BRIEF DESCRIPTION OF THE DRAWINGS
[0005] Various embodiments of the invention,are disclosed in the
following detailed description and the accompanying drawings.
[0006] In order to more clearly describe the technical proposals of
the embodiments of the present application or the existing
technology, the following are brief overviews of the drawings that
need to be used in describing the embodiments or existing
technology; obviously, the drawings in the descriptions below are
only some of the embodiments stated in the present application; for
ordinary technical personnel in this field, on the premise that no
additional creative labor is expended, other drawings can be
obtained.
[0007] FIG. 1 is a diagram showing an embodiment of a
recommendation system.
[0008] FIG. 2 is a flow diagram showing an embodiment of a process
for making recommendations.
[0009] FIG. 3 is a flow diagram showing an embodiment of a process
of making recommendations.
[0010] FIG. 4 is a diagram showing an embodiment of the
recommendation system.
[0011] FIG. 5 is a diagram showing an embodiment of a
recommendation information output server.
[0012] FIG. 6 is a diagram showing an embodiment of a
recommendation information output server.
DETAILED DESCRIPTION
[0013] The invention can be implemented in numerous ways, including
as a process; an apparatus; a system; a composition of matter; a
computer program product embodied on a computer readable storage
medium; and/or a processor, such as a processor configured to
execute instructions stored on and/or provided by a memory coupled
to the processor.

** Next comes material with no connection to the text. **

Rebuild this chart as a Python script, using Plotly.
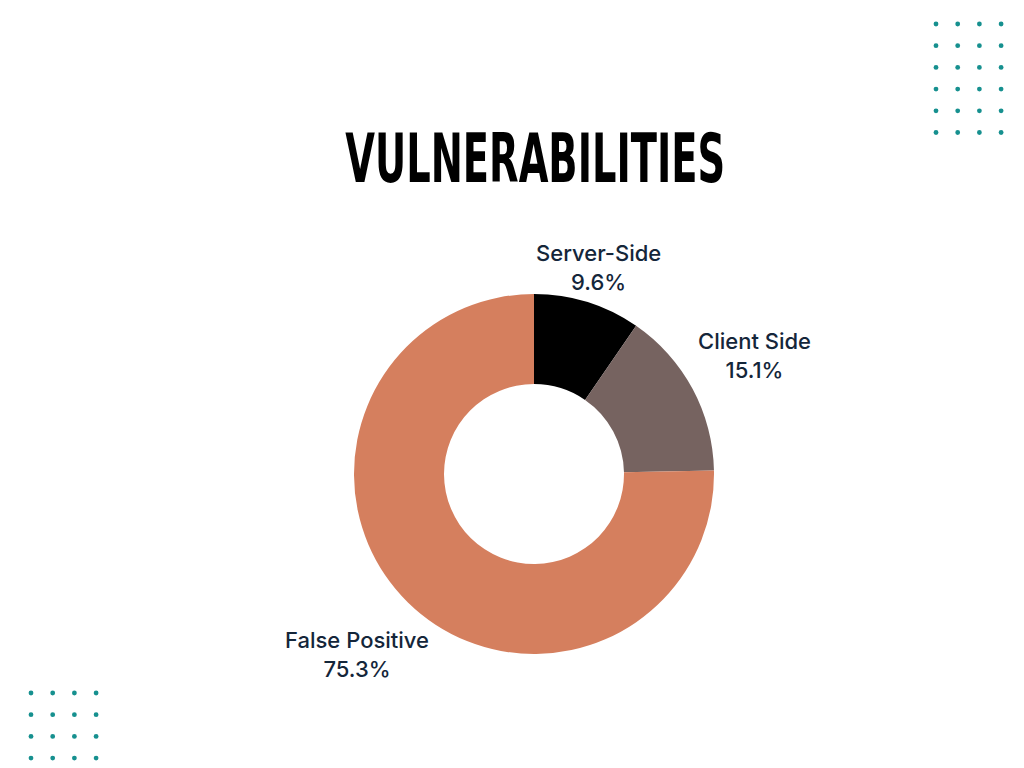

In this specification, these implementations, or
any other form that the invention may take, may be referred to as
techniques. In general, the order of the steps of disclosed
processes may be altered within the scope of the invention. Unless
stated otherwise, a component such as a processor or a memory
described as being configured to perform a task may be implemented
as a general component that is temporarily configured to perform
the task at a given time or a specific component that is
manufactured to perform the task. As used herein, the term
`processor` refers to one or more devices, circuits, and/or
processing cores configured to process data, such as computer
program instructions.
[0014] A detailed description of one or more embodiments of the
invention is provided below along with accompanying figures that
illustrate the principles of the invention. The invention is
described in connection with such embodiments, but the invention is
not limited to any embodiment. The scope of the invention is
limited only by the claims and the invention encompasses numerous
alternatives, modifications and equivalents. Numerous specific
details are set forth in the following description in order to
provide a thorough understanding of the invention. These details
are provided for the purpose of example and the invention may be
practiced according to the claims without some or all of these
specific details. For the purpose of clarity, technical material
that is known in the technical fields related to the invention has
not been described in detail so that the invention is not
unnecessarily obscured.
[0015] FIG. 1 is a diagram showing an embodiment of a
recommendation system. System 100 includes device 102, network 104,
and recommendation engine server 106. Network 104 includes any high
speed data and/or telecommunications network.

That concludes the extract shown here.